L'entreprise de Saran craignait donc que l'exécution de cette décision n'engendre "de graves perturbations" et désorganise "son réseau de distribution", ce qui "nuirait à son image et à son crédit auprès de partenaires". Or, le chiffre d'affaires réalisé au titre des presses à balles représente "plus d'un tiers du chiffre d'affaires total de l'usine qui fabrique ces matériels".
Reste que le courrier adressé par le ministère de l'Agriculture n'a "ni pour objet ni pour effet d'imposer à la société requérante des mesures plus contraignantes (...) d'interdiction, de restriction ou de soumission à des conditions spéciales de la mise en service", recadre la juge des référés dans son ordonnance en date du 5 décembre 2022.
Pas d'atteinte "grave et immédiate" à ses intérêts
L'Etat y écrit juste que "la levée de la non-conformité (...) ne peut être obtenue que par l'adjonction d'un dispositif de sécurisation de la fermeture de la porte sans intervention préalable de l'opérateur" ; il "se borne" pour le reste à indiquer que "l'installation d'un clapet de maintien de charge sur le circuit de commande pourrait satisfaire à ses exigences".
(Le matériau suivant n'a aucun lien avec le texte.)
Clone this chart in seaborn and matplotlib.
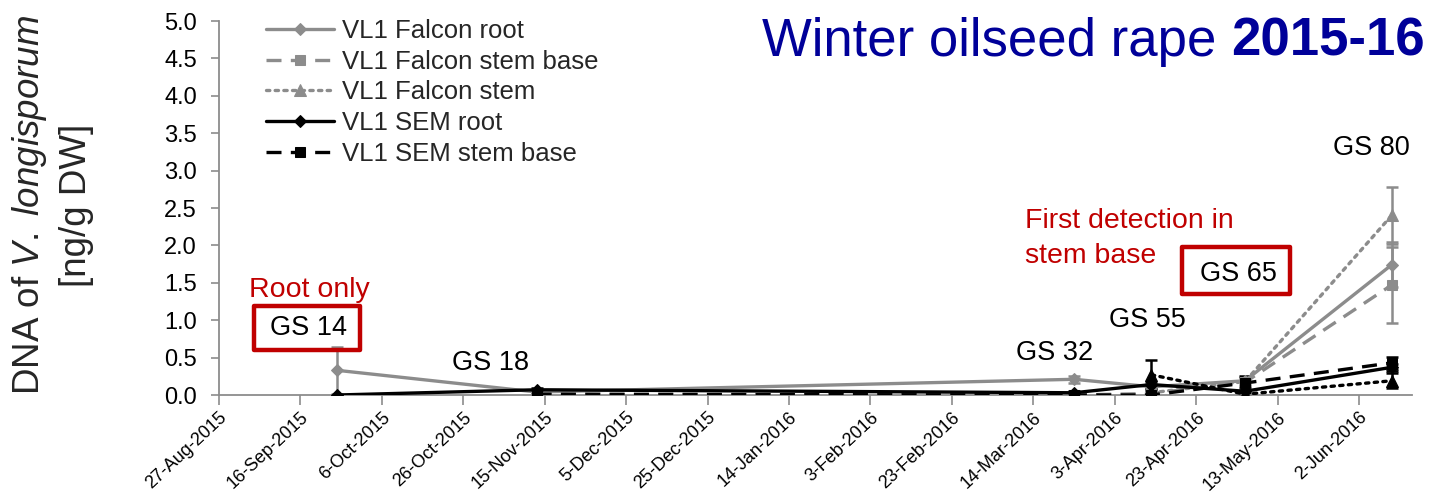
import numpy as np
import pandas as pd
import matplotlib
matplotlib.use("Agg")
import matplotlib.pyplot as plt
import matplotlib.dates as mdates
from matplotlib.patches import Rectangle
import seaborn as sns

# Sampling dates and growth stages
sample_dates = ["25-Sep-2015", "13-Nov-2015", "24-Mar-2016", "12-Apr-2016", "5-May-2016", "10-Jun-2016"]
growth_stages = ["GS 14", "GS 18", "GS 32", "GS 55", "GS 65", "GS 80"]

# V. longisporum DNA [ng/g DW], mean and error per sampling date
falcon_root = [0.33, 0.04, 0.21, 0.11, 0.19, 1.74]
falcon_root_err = [0.31, 0.02, 0.05, 0.02, 0.05, 0.30]
falcon_stem_base = [np.nan, 0.01, 0.00, 0.02, 0.17, 1.47]
falcon_stem_base_err = [np.nan, 0.01, 0.00, 0.01, 0.06, 0.51]
falcon_stem = [np.nan, np.nan, np.nan, 0.03, 0.18, 2.40]
falcon_stem_err = [np.nan, np.nan, np.nan, 0.02, 0.05, 0.38]
sem_root = [0.00, 0.07, 0.03, 0.14, 0.05, 0.37]
sem_root_err = [0.00, 0.02, 0.02, 0.04, 0.05, 0.05]
sem_stem_base = [np.nan, 0.01, 0.00, 0.00, 0.16, 0.43]
sem_stem_base_err = [np.nan, 0.01, 0.00, 0.01, 0.10, 0.08]
sem_stem = [np.nan, np.nan, np.nan, 0.27, 0.01, 0.19]
sem_stem_err = [np.nan, np.nan, np.nan, 0.20, 0.02, 0.10]

# Date axis tick labels
tick_labels = ["27-Aug-2015", "16-Sep-2015", "6-Oct-2015", "26-Oct-2015", "15-Nov-2015",
               "5-Dec-2015", "25-Dec-2015", "14-Jan-2016", "3-Feb-2016", "23-Feb-2016",
               "14-Mar-2016", "3-Apr-2016", "23-Apr-2016", "13-May-2016", "2-Jun-2016"]
x_end = "15-Jun-2016"

sns.set_theme(style="white")
plt.rcParams["font.family"] = ["Liberation Sans", "DejaVu Sans"]
plt.rcParams["mathtext.fontset"] = "custom"
plt.rcParams["mathtext.rm"] = "Liberation Sans"
plt.rcParams["mathtext.it"] = "Liberation Sans:italic"
plt.rcParams["mathtext.bf"] = "Liberation Sans:bold"

W, H = 1434, 494
fig = plt.figure(figsize=(W / 100, H / 100), dpi=100)
ax = fig.add_axes([219 / W, 1 - 395 / H, (1412 - 219) / W, (395 - 21) / H])

dates = pd.to_datetime(sample_dates, format="%d-%b-%Y")
ticks = pd.to_datetime(tick_labels, format="%d-%b-%Y")

GRAY = "#8C8C8C"
BLACK = "#000000"
dotted = (0, (1.0, 1.6))
dashed = (0, (4.5, 2.8))

series = [
    ("VL1 Falcon root", falcon_root, falcon_root_err, GRAY, "-", "D", 6),
    ("VL1 Falcon stem base", falcon_stem_base, falcon_stem_base_err, GRAY, dashed, "s", 7),
    ("VL1 Falcon stem", falcon_stem, falcon_stem_err, GRAY, dotted, "^", 8),
    ("VL1 SEM root", sem_root, sem_root_err, BLACK, "-", "D", 6),
    ("VL1 SEM stem base", sem_stem_base, sem_stem_base_err, BLACK, dashed, "s", 7),
    ("_VL1 SEM stem", sem_stem, sem_stem_err, BLACK, dotted, "^", 8),
]

for label, vals, errs, color, ls, mk, ms in series:
    df = pd.DataFrame({"date": dates, "dna": vals, "err": errs}).dropna()
    ax.errorbar(mdates.date2num(df["date"]), df["dna"], yerr=df["err"], fmt="none",
                ecolor=color, elinewidth=1.8, capsize=4.5, capthick=1.8, zorder=2)
    sns.lineplot(data=df, x="date", y="dna", ax=ax, color=color, linestyle=ls,
                 linewidth=2.4, marker=mk, markersize=ms, markeredgecolor=color,
                 markerfacecolor=color, label=label, estimator=None, sort=False,
                 zorder=3, dash_capstyle="round" if ls == dotted else "butt")

ax.set_ylim(0, 5.0)
ax.set_yticks(np.arange(0, 5.01, 0.5))
ax.set_yticklabels([f"{v:.1f}" for v in np.arange(0, 5.01, 0.5)], fontsize=17)
ax.set_xlim(ticks[0], pd.to_datetime(x_end, format="%d-%b-%Y"))
ax.set_xticks(ticks)
ax.set_xticklabels(tick_labels, rotation=43, ha="right", va="top",
                   rotation_mode="anchor", fontsize=13)
ax.set_xlabel("")
ax.set_ylabel("")

for side in ["top", "right"]:
    ax.spines[side].set_visible(False)
for side in ["left", "bottom"]:
    ax.spines[side].set_color("#8C8C8C")
    ax.spines[side].set_linewidth(1.3)
ax.tick_params(axis="y", which="major", direction="out", length=6, width=1.2,
               color="#8C8C8C", left=True, pad=10, labelcolor="black")
ax.tick_params(axis="x", which="major", direction="out", length=7, width=1.2,
               color="#8C8C8C", bottom=True, pad=3, labelcolor="black")
ax.grid(False)

handles, labels = ax.get_legend_handles_labels()
keep = [(h, l) for h, l in zip(handles, labels) if not l.startswith("_")]
ax.legend([h for h, _ in keep], [l for _, l in keep], loc="upper left",
          bbox_to_anchor=(266 / W, 1 - 19 / H), bbox_transform=fig.transFigure,
          frameon=False, fontsize=18.5, handlelength=2.65, handletextpad=0.3,
          labelspacing=0.26, borderpad=0, borderaxespad=0, numpoints=1)

def px(x, y):
    return x / W, 1 - y / H

# Title: regular part followed by the bold season
TITLE_BLUE = "#000099"
bold_part = fig.text(*px(1425, 42), "2015-16", ha="right", va="center", fontsize=38,
                     fontweight="bold", color=TITLE_BLUE)
fig.canvas.draw()
bb = bold_part.get_window_extent(fig.canvas.get_renderer())
fig.text(bb.x0 / W, 1 - 42 / H, "Winter oilseed rape ", ha="right", va="center",
         fontsize=38, color=TITLE_BLUE)

# Y-axis title
fig.text(*px(30, 205), r"DNA of $\mathit{V.\ longisporum}$", rotation=90, ha="center",
         va="center", fontsize=26.5)
fig.text(*px(77, 205), "[ng/g DW]", rotation=90, ha="center", va="center", fontsize=26.5)

# Growth-stage labels
gs_pos = [(308, 328), (490, 363), (1055, 353), (1147, 320), (1238, 274), (1371, 148)]
for txt, (x, y) in zip(growth_stages, gs_pos):
    fig.text(*px(x, y), txt, ha="center", va="center", fontsize=19.5, color="black")

RED = "#C00000"
for (x0, y0, x1, y1) in [(254, 306, 360, 350), (1182, 247, 1290, 294)]:
    fig.patches.append(Rectangle(px(x0, y1), (x1 - x0) / W, (y1 - y0) / H,
                                 transform=fig.transFigure, fill=False,
                                 edgecolor=RED, linewidth=3.2, joinstyle="round"))

fig.text(*px(309, 290), "Root only", ha="center", va="center", fontsize=20.5, color=RED)
fig.text(*px(1025, 221), "First detection in", ha="left", va="center", fontsize=20.5, color=RED)
fig.text(*px(1025, 256), "stem base", ha="left", va="center", fontsize=20.5, color=RED)

fig.savefig("out.png", dpi=100)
Cette procédure consiste donc seulement pour John Deere à "exposer les mesures correctives qu'elle envisage de prendre" et de "transmettre (...) des informations supplémentaires sur le matériel en cause", résume la magistrate.
Elle ne porte donc pas d'atteinte "grave et immédiate" à ses intérêts commerciaux, économiques et financiers, en déduit-elle. "La société (...) se borne à produire (...) un article de presse spécialisée traitant de l'évolution de son réseau de distribution ainsi qu'une attestation de chiffre d'affaires pour l'exercice clos en 2021 établie par le directeur et le responsable financier de son usine d'Arc-lès-Grey (Haute-Saône)", constate d'ailleurs la juge des référés. Par conséquent John Deere "ne justifie pas des prétendues répercussions financières et effets sur le marché qu'elle impute au courrier."
Faute de la moindre "urgence" - condition indispensable pour voir aboutir une procédure en référé - la requête du constructeur de machines agricoles a donc été rejetée.